The interesting cases are equality, i.e. $$\left\lfloor2\sqrt{n-\lfloor\sqrt n\rfloor}\right\rfloor=\lfloor2\sqrt n\rfloor.$$

The function $\lfloor2\sqrt x\rfloor$ remains the constant $m$ for

$$m^2\le4n\le(m+1)^2-1.$$

So we need

$$m^2\le 4(n-\lfloor\sqrt n\rfloor)\le m^2+2m.$$

As $$\left\lfloor\frac m2\right\rfloor\le\lfloor\sqrt n\rfloor\le\left\lfloor\frac {\sqrt{m(m+2)}}2\right\rfloor,$$ by addition and taking the tightest bounds,

$$m^2+4\left\lfloor\frac m2\right\rfloor\le 4n\le m^2+2m,$$ which is not void for even $m$.
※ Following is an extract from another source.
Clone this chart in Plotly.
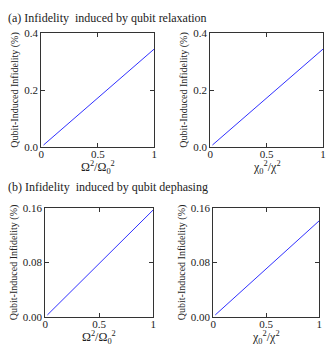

Every $m=2k$, i.e. $n=k(k+1)$ makes the equality, as

$$k(k+1)-\left\lfloor\sqrt{k(k+1)}\right\rfloor=k^2$$ and

$$\left\lfloor2\sqrt{k(k+1)}\right\rfloor=\left\lfloor2\sqrt{k^2}\right\rfloor=2k.$$

There are no other solutions.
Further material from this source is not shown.